When I got my first good notices as a young artist, my mother had them laminated. When the biddies would come by for tea she would push them across the table and non-nonchalantly mention, “My Tony. . .in the New York Times.”  The  other women would remind her that they’d seen this article at least 50 times.  She would look at them across the finger sandwiches and sternly assure them that the 51st time would be no less joyful.

I have five Irish sisters who all have something to say about a thing or two.  One is never not sure of where my sisters stand on any issue.

It sounds harsh to say, but Irish women have always had to be tougher than their men.  Irish men are prone to drink, poetry, politics, whimsy and foolishness.  They are wild spirits tethered to reason by the thinnest of kite strings.  And oh, what we do to our women.

We act like fools at Pogues concerts, bet on games of chance and are convinced of our ability to charm our way out of anything.  This, of course, is the fault of Irish women, who find us this charming.

It is probably from being trapped on a slimy rock full of drunks for so many centuries; they just got used to us. Something about the red-faced, white-haired, cherubic little pukes just made them happy.

The first time I met my wife, I thought she was Spanish.  She has olive skin, huge brown eyes and dark hair.  She was the most beautiful woman I’d ever seen.  Still is.

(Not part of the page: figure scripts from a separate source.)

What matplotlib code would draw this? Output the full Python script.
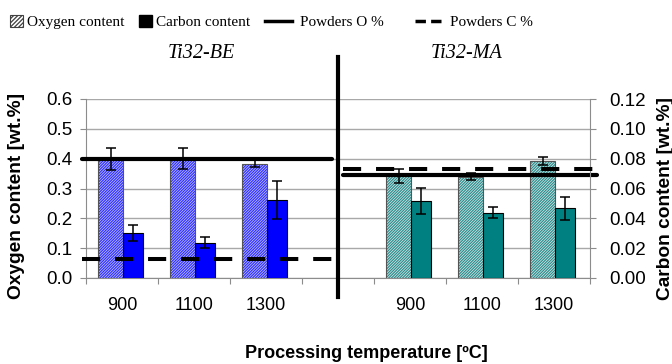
import matplotlib
matplotlib.use("Agg")
import matplotlib.pyplot as plt
import numpy as np
from matplotlib.patches import Patch
from matplotlib.lines import Line2D

# data
temps = ["900", "1100", "1300"]
o_be = [0.400, 0.400, 0.383]
o_be_err = [0.037, 0.036, 0.012]
c_be = [0.0300, 0.0237, 0.0523]
c_be_err = [0.0055, 0.0035, 0.0127]
o_ma = [0.341, 0.340, 0.393]
o_ma_err = [0.023, 0.013, 0.014]
c_ma = [0.0515, 0.0439, 0.0466]
c_ma_err = [0.0087, 0.0035, 0.0077]
powder_o_be = 0.40
powder_c_be = 0.0128
powder_o_ma = 0.345
powder_c_ma = 0.073

be_pos = np.array([0, 1, 2])
ma_pos = np.array([4, 5, 6])
be_span = [-0.56, 2.92]
ma_span = [3.07, 6.60]

plt.rcParams["hatch.linewidth"] = 0.9
sans = "Liberation Sans"
serif = "Liberation Serif"

W, H = 672, 364
fig = plt.figure(figsize=(W / 100, H / 100), dpi=100)
ax = fig.add_axes([86 / W, 1 - 278 / H, (590 - 86) / W, (278 - 99) / H])
ax2 = ax.twinx()

grey = "#8c8c8c"
o_left, o_w = -0.333, 0.347
c_left, c_w = 0.014, 0.278
dense = "/" * 12


def oxygen_bars(pos, vals, errs, face, hatch_col):
    ax.bar(pos + o_left, vals, o_w, align="edge", color=face,
           edgecolor=hatch_col, hatch=dense, linewidth=0, zorder=2)
    ax.bar(pos + o_left, vals, o_w, align="edge", fill=False,
           edgecolor="#555555", linewidth=0.8, zorder=2)
    ax.errorbar(pos + o_left + o_w / 2, vals, yerr=errs, fmt="none",
                ecolor="black", elinewidth=1.1, capsize=3.6, capthick=1.1,
                zorder=5)


def carbon_bars(pos, vals, errs, color):
    ax2.bar(pos + c_left, vals, c_w, align="edge", color=color,
            edgecolor="black", linewidth=0.8, zorder=2)
    ax2.errorbar(pos + c_left + c_w / 2, vals, yerr=errs, fmt="none",
                 ecolor="black", elinewidth=1.1, capsize=3.6, capthick=1.1,
                 zorder=5)


oxygen_bars(be_pos, o_be, o_be_err, "#d0d0ff", "#3030ff")
oxygen_bars(ma_pos, o_ma, o_ma_err, "#e0f0f0", "#2f8c8c")
carbon_bars(be_pos, c_be, c_be_err, "#0000ff")
carbon_bars(ma_pos, c_ma, c_ma_err, "#008080")

# powder reference lines
ax.plot(be_span, [powder_o_be] * 2, color="black", lw=3,
        solid_capstyle="round", clip_on=False, zorder=4)
ax.plot(ma_span, [powder_o_ma] * 2, color="black", lw=3,
        solid_capstyle="round", clip_on=False, zorder=4)
ax2.plot(be_span, [powder_c_be] * 2, color="black", lw=2.9,
         dashes=(4.5, 3.7), clip_on=False, zorder=4)
ax2.plot(ma_span, [powder_c_ma] * 2, color="black", lw=2.9,
         dashes=(4.5, 3.7), clip_on=False, zorder=4)

# divider between the two materials
ax2.axvline(3, ymin=-0.107, ymax=1.237, color="black", lw=3,
            clip_on=False, zorder=6)

ax.set_xlim(-0.5, 6.5)
ax.set_ylim(0, 0.6)
ax2.set_ylim(0, 0.12)

ax.set_xticks(np.arange(-0.5, 7, 1))
ax.set_xticklabels([])
ax.set_xticks(list(be_pos) + list(ma_pos), minor=True)
ax.set_xticklabels(temps + temps, minor=True)
ax.tick_params(axis="x", which="major", length=4, color=grey)
ax.tick_params(axis="x", which="minor", length=0, pad=14,
               labelsize=13)

ax.set_yticks(np.arange(0, 0.61, 0.1))
ax.set_yticklabels([f"{v:.1f}" for v in np.arange(0, 0.61, 0.1)])
ax2.set_yticks(np.arange(0, 0.121, 0.02))
ax2.set_yticklabels([f"{v:.2f}" for v in np.arange(0, 0.121, 0.02)])
ax.tick_params(axis="y", length=4, color=grey, labelsize=13.5, pad=6)
ax2.tick_params(axis="y", length=4, color=grey, labelsize=13.5, pad=10)

for lab in ax.get_xticklabels(minor=True) + ax.get_yticklabels() + ax2.get_yticklabels():
    lab.set_fontfamily(sans)

ax.yaxis.grid(True, color="#a8a8a8", lw=1)
ax.set_axisbelow(True)
for s in ("top", "right"):
    ax.spines[s].set_visible(False)
for s in ("top", "left", "bottom"):
    ax2.spines[s].set_visible(False)
for sp in (ax.spines["left"], ax.spines["bottom"], ax2.spines["right"]):
    sp.set_color(grey)

fig.text(17 / W, 1 - 196 / H, "Oxygen content [wt.%]", rotation=90,
         ha="center", va="center", fontsize=13.8, fontweight="bold",
         family=sans)
fig.text(665 / W, 1 - 198 / H, "Carbon content [wt.%]", rotation=90,
         ha="center", va="center", fontsize=13.8, fontweight="bold",
         family=sans)
fig.text(366 / W, 1 - 354 / H, "Processing temperature [ºC]",
         ha="center", va="center", fontsize=13, fontweight="bold",
         family=sans)

fig.text(201 / W, 1 - 53 / H, "Ti32-BE", ha="center", va="center",
         fontsize=14.5, style="italic", family=serif)
fig.text(467 / W, 1 - 53 / H, "Ti32-MA", ha="center", va="center",
         fontsize=14.5, style="italic", family=serif)

# legend: squares and lines have different handle sizes, so two legends
prop = {"family": serif, "size": 11}
box_handles = [
    Patch(facecolor="white", edgecolor="#404040", hatch="/" * 8, lw=0.8),
    Patch(facecolor="black", edgecolor="black"),
]
line_handles = [
    Line2D([], [], color="black", lw=2.5),
    Line2D([], [], color="black", lw=2.5, dashes=(3, 1.5)),
]
fig.legend(box_handles, ["Oxygen content", "Carbon content"],
           loc="center left", bbox_to_anchor=(10 / W, 1 - 22 / H),
           ncol=2, frameon=False, prop=prop, borderpad=0, borderaxespad=0,
           handlelength=0.85, handleheight=0.85, handletextpad=0.25,
           columnspacing=1.0)
fig.legend(line_handles, ["Powders O %", "Powders C %"],
           loc="center left", bbox_to_anchor=(265 / W, 1 - 22 / H),
           ncol=2, frameon=False, prop=prop, borderpad=0, borderaxespad=0,
           handlelength=1.76, handletextpad=0.55, columnspacing=2.0)

fig.savefig("out.png", dpi=100)
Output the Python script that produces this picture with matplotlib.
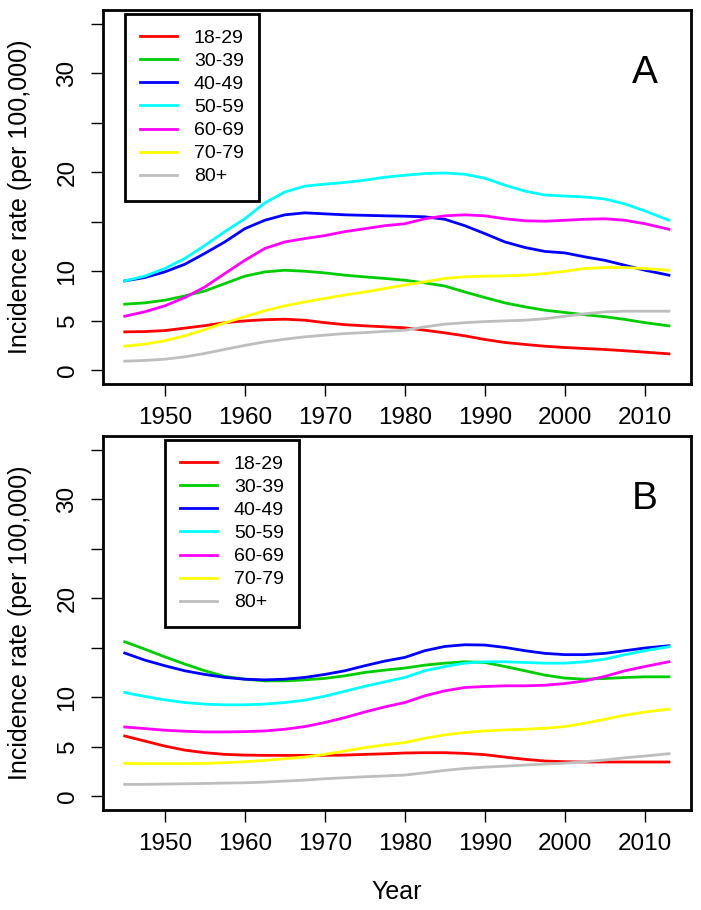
import matplotlib
matplotlib.use("Agg")
import matplotlib.pyplot as plt

plt.rcParams["font.family"] = ["Liberation Sans", "DejaVu Sans"]

years = [1945, 1947.5, 1950, 1952.5, 1955, 1957.5, 1960, 1962.5, 1965, 1967.5,
         1970, 1972.5, 1975, 1977.5, 1980, 1982.5, 1985, 1987.5, 1990, 1992.5,
         1995, 1997.5, 2000, 2002.5, 2005, 2007.5, 2010, 2013]
age_groups = ["18-29", "30-39", "40-49", "50-59", "60-69", "70-79", "80+"]
colors = ["#FF0000", "#00CD00", "#0000FF", "#00FFFF", "#FF00FF", "#FFFF00", "#BEBEBE"]

# panel A
a_18_29 = [3.87, 3.9, 4.0, 4.25, 4.5, 4.8, 4.98, 5.1, 5.15, 5.05, 4.8, 4.6, 4.48, 4.38,
           4.28, 4.04, 3.77, 3.47, 3.1, 2.8, 2.6, 2.42, 2.29, 2.19, 2.09, 1.96, 1.82, 1.65]
a_30_39 = [6.67, 6.8, 7.07, 7.5, 8.0, 8.75, 9.5, 9.93, 10.1, 10.0, 9.83, 9.6, 9.43, 9.27,
           9.09, 8.82, 8.5, 7.9, 7.34, 6.8, 6.4, 6.06, 5.83, 5.6, 5.4, 5.13, 4.8, 4.48]
a_40_49 = [9.02, 9.36, 9.93, 10.7, 11.8, 12.96, 14.3, 15.15, 15.7, 15.9, 15.8, 15.7, 15.65, 15.6,
           15.56, 15.5, 15.25, 14.6, 13.8, 12.96, 12.4, 12.0, 11.85, 11.45, 11.1, 10.6, 10.1, 9.6]
a_50_59 = [9.02, 9.5, 10.27, 11.28, 12.6, 14.0, 15.3, 16.9, 18.0, 18.6, 18.8, 18.97, 19.2, 19.5,
           19.7, 19.87, 19.93, 19.8, 19.4, 18.7, 18.1, 17.7, 17.6, 17.5, 17.3, 16.8, 16.1, 15.15]
a_60_69 = [5.45, 5.9, 6.5, 7.34, 8.4, 9.76, 11.1, 12.3, 12.96, 13.3, 13.6, 14.0, 14.3, 14.6,
           14.8, 15.3, 15.6, 15.7, 15.6, 15.3, 15.1, 15.05, 15.15, 15.25, 15.3, 15.15, 14.8, 14.24]
a_70_79 = [2.42, 2.63, 2.97, 3.47, 4.1, 4.78, 5.4, 6.0, 6.5, 6.9, 7.25, 7.6, 7.9, 8.25,
           8.6, 8.93, 9.27, 9.43, 9.5, 9.53, 9.6, 9.76, 10.0, 10.27, 10.37, 10.37, 10.27, 10.1]
a_80 = [0.91, 0.98, 1.11, 1.35, 1.69, 2.1, 2.5, 2.86, 3.13, 3.37, 3.54, 3.7, 3.8, 3.92,
        4.04, 4.38, 4.65, 4.8, 4.91, 4.98, 5.05, 5.2, 5.45, 5.7, 5.89, 5.96, 5.96, 5.96]

# panel B
b_18_29 = [6.08, 5.57, 5.06, 4.65, 4.39, 4.22, 4.15, 4.12, 4.12, 4.12, 4.12, 4.15, 4.22, 4.28,
           4.36, 4.39, 4.39, 4.32, 4.19, 3.95, 3.72, 3.55, 3.48, 3.45, 3.45, 3.45, 3.45, 3.45]
b_30_39 = [15.6, 14.86, 14.08, 13.35, 12.67, 12.1, 11.82, 11.65, 11.65, 11.75, 11.9, 12.16, 12.5, 12.74,
           12.94, 13.24, 13.44, 13.58, 13.51, 13.1, 12.67, 12.23, 11.93, 11.82, 11.89, 11.99, 12.06, 12.06]
b_40_49 = [14.46, 13.75, 13.18, 12.67, 12.3, 12.0, 11.82, 11.75, 11.82, 12.0, 12.3, 12.67, 13.18, 13.65,
           14.02, 14.7, 15.13, 15.3, 15.27, 15.03, 14.7, 14.43, 14.3, 14.3, 14.43, 14.7, 14.97, 15.2]
b_50_59 = [10.47, 10.07, 9.73, 9.46, 9.3, 9.23, 9.23, 9.3, 9.46, 9.7, 10.1, 10.6, 11.1, 11.55,
           12.0, 12.67, 13.1, 13.44, 13.58, 13.58, 13.51, 13.44, 13.44, 13.58, 13.85, 14.3, 14.7, 15.1]
b_60_69 = [6.99, 6.83, 6.66, 6.56, 6.49, 6.49, 6.52, 6.59, 6.76, 7.03, 7.44, 7.94, 8.5, 9.02,
           9.46, 10.14, 10.64, 10.98, 11.08, 11.15, 11.15, 11.21, 11.38, 11.65, 12.1, 12.67, 13.1, 13.58]
b_70_79 = [3.31, 3.28, 3.28, 3.28, 3.31, 3.38, 3.48, 3.61, 3.78, 3.95, 4.22, 4.56, 4.9, 5.18,
           5.41, 5.85, 6.19, 6.43, 6.59, 6.69, 6.76, 6.86, 7.03, 7.37, 7.77, 8.18, 8.5, 8.79]
b_80 = [1.19, 1.19, 1.22, 1.25, 1.28, 1.32, 1.35, 1.42, 1.52, 1.62, 1.76, 1.86, 1.96, 2.04,
        2.13, 2.36, 2.6, 2.8, 2.93, 3.03, 3.14, 3.24, 3.34, 3.48, 3.65, 3.88, 4.05, 4.29]

panel_a = [a_18_29, a_30_39, a_40_49, a_50_59, a_60_69, a_70_79, a_80]
panel_b = [b_18_29, b_30_39, b_40_49, b_50_59, b_60_69, b_70_79, b_80]

x_ticks = [1950, 1960, 1970, 1980, 1990, 2000, 2010]
y_ticks = [0, 5, 10, 15, 20, 25, 30, 35]
y_labels = ["0", "5", "10", "", "20", "", "30", ""]

fig = plt.figure(figsize=(7.01, 9.10), dpi=100)
ax_a = fig.add_axes([0.1469, 0.578, 0.8384, 0.411])
ax_b = fig.add_axes([0.1469, 0.1099, 0.8384, 0.411])


def draw_panel(ax, series, letter, leg_x):
    for vals, col, lab in zip(series, colors, age_groups):
        ax.plot(years, vals, color=col, lw=2.0, label=lab, solid_joinstyle="round")
    # R style 4% padding around the data range
    ax.set_xlim(1945 - 0.04 * 68, 2013 + 0.04 * 68)
    ax.set_ylim(0 - 0.04 * 35, 35 + 0.04 * 35)
    ax.set_xticks(x_ticks)
    ax.set_yticks(y_ticks)
    ax.set_yticklabels(y_labels, rotation=90, va="center")
    ax.tick_params(direction="out", length=8.6, width=1.0, labelsize=17.5, pad=8)
    ax.tick_params(axis="y", pad=9)
    for sp in ax.spines.values():
        sp.set_linewidth(2.0)
    ax.text(2010, 30, letter, fontsize=28, ha="center", va="center")
    leg = ax.legend(loc="upper left", bbox_to_anchor=(leg_x, 36),
                    bbox_transform=ax.transData, fontsize=14,
                    handlelength=1.9, handletextpad=0.85, labelspacing=0.28,
                    borderpad=0.8, borderaxespad=0, fancybox=False,
                    framealpha=1, edgecolor="black")
    leg.get_frame().set_linewidth(2.0)


draw_panel(ax_a, panel_a, "A", 1945)
draw_panel(ax_b, panel_b, "B", 1950)

fig.text(20 / 701, 1 - 197 / 910, "Incidence rate (per 100,000)", rotation=90,
         ha="center", va="center", fontsize=18)
fig.text(20 / 701, 1 - 623 / 910, "Incidence rate (per 100,000)", rotation=90,
         ha="center", va="center", fontsize=18)
fig.text(397 / 701, 1 - 892 / 910, "Year", ha="center", va="center", fontsize=18)

fig.savefig("out.png", dpi=100)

I walked up to her at my newly opened art gallery and said, “What’s your name, baby?”

She said, “Are you talking to me? Because I don’t recall being your ‘baby.’  My name is Michele Garrahy.”

Irish broad.  First order of business: Put Art-Boy in his place.

She actually had a boyfriend at the time, a hipster puke with asshole-glasses, who I kept calling, “Seth,” which wasn’t his name.

She wasn’t amused.

My charms had a ways to go as far as working any kind of mojo on Michele.  Eventually, we started working together and became close friends. I was at a scary point in my career where it was either make your reputation in earnest. . .or go the fuck home.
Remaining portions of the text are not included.